• **WORK TO DO**
The lines from the top of the material through the line with "rectangle (14.575, 26.2);" are to be set down exactly. Leave the pictures out.

• **Code that draws figures**
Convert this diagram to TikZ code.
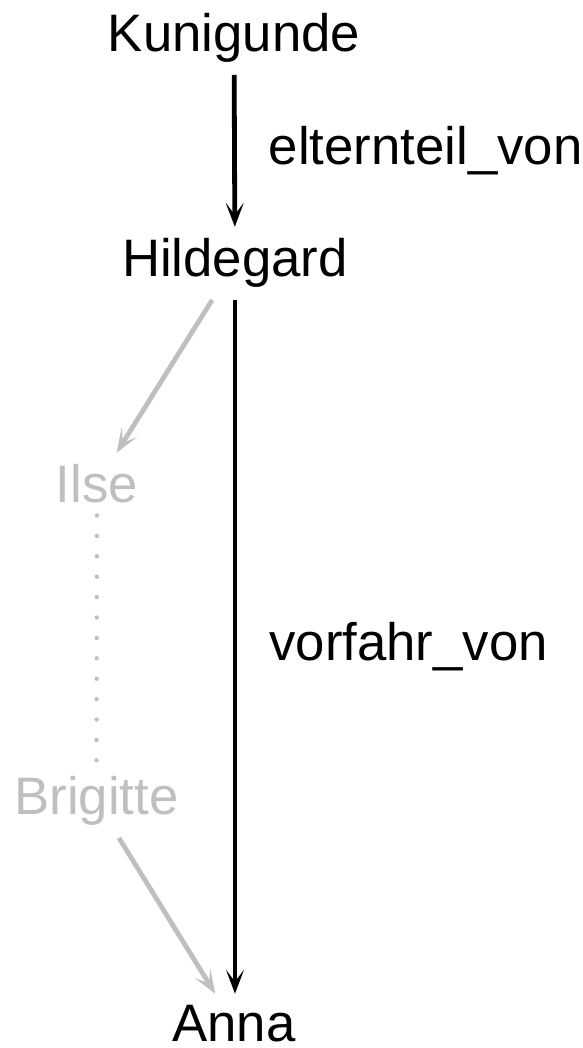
\documentclass[tikz,border=0pt]{standalone}
\usepackage{fontspec}
\setmainfont{Liberation Sans}
\usetikzlibrary{arrows.meta}

\tikzset{
    person/.style={inner sep=0.3cm, outer sep=0pt, anchor=base,
        font=\fontsize{37.5}{45}\selectfont},
    faded/.style={text=black!25},
    link/.style={-{Stealth[length=0.6cm, width=0.45cm, inset=0.3cm]},
        line width=0.12cm},
    fadedlink/.style={link, draw=black!25},
    chain/.style={draw=black!25, line width=0.11cm, line cap=round,
        dash pattern=on 0pt off 0.51cm},
    relname/.style={right, xshift=0.5cm, inner sep=0.3cm,
        font=\fontsize{37.5}{45}\selectfont},
}

\begin{document}
\begin{tikzpicture}
    \useasboundingbox (0, 0) rectangle (14.575, 26.2);

    \node[person] (Kunigunde) at (5.85, 24.9) {Kunigunde};
    \node[person] (Hildegard) at (5.875, 19.275) {Hildegard};
    \node[person, faded] (Ilse) at (2.425, 13.625) {Ilse};
    \node[person, faded] (Brigitte) at (2.41, 5.825) {Brigitte};
    \node[person] (Anna) at (5.85, 0.15) {Anna};

    % direct and indirect relations
    \draw[link] (Kunigunde) -- node[relname] {elternteil\_von} (Hildegard);
    \draw[link] (Hildegard.south) -- node[relname] {vorfahr\_von} (Hildegard.south |- Anna.north);

    % the chain in between
    \draw[fadedlink] (Hildegard) -- (Ilse);
    \draw[chain] (Ilse) -- (Brigitte);
    \draw[fadedlink] (Brigitte) -- (Anna);
\end{tikzpicture}
\end{document}
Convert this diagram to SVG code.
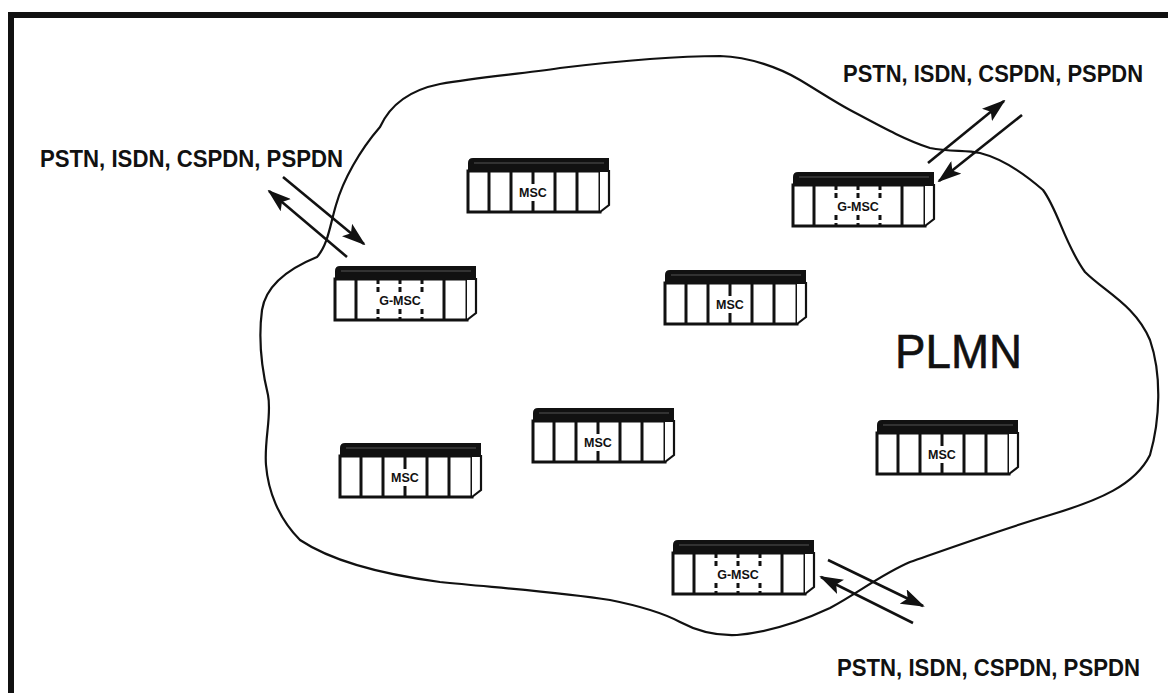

• **RESPONSE TO THIS TASK**
Convert this diagram to TikZ code.
\documentclass[tikz,border=0pt]{standalone}
\usepackage{fontspec}
\setmainfont{Liberation Sans}
\usetikzlibrary{arrows.meta}

\tikzset{
    person/.style={inner sep=0.3cm, outer sep=0pt, anchor=base,
        font=\fontsize{37.5}{45}\selectfont},
    faded/.style={text=black!25},
    link/.style={-{Stealth[length=0.6cm, width=0.45cm, inset=0.3cm]},
        line width=0.12cm},
    fadedlink/.style={link, draw=black!25},
    chain/.style={draw=black!25, line width=0.11cm, line cap=round,
        dash pattern=on 0pt off 0.51cm},
    relname/.style={right, xshift=0.5cm, inner sep=0.3cm,
        font=\fontsize{37.5}{45}\selectfont},
}

\begin{document}
\begin{tikzpicture}
    \useasboundingbox (0, 0) rectangle (14.575, 26.2);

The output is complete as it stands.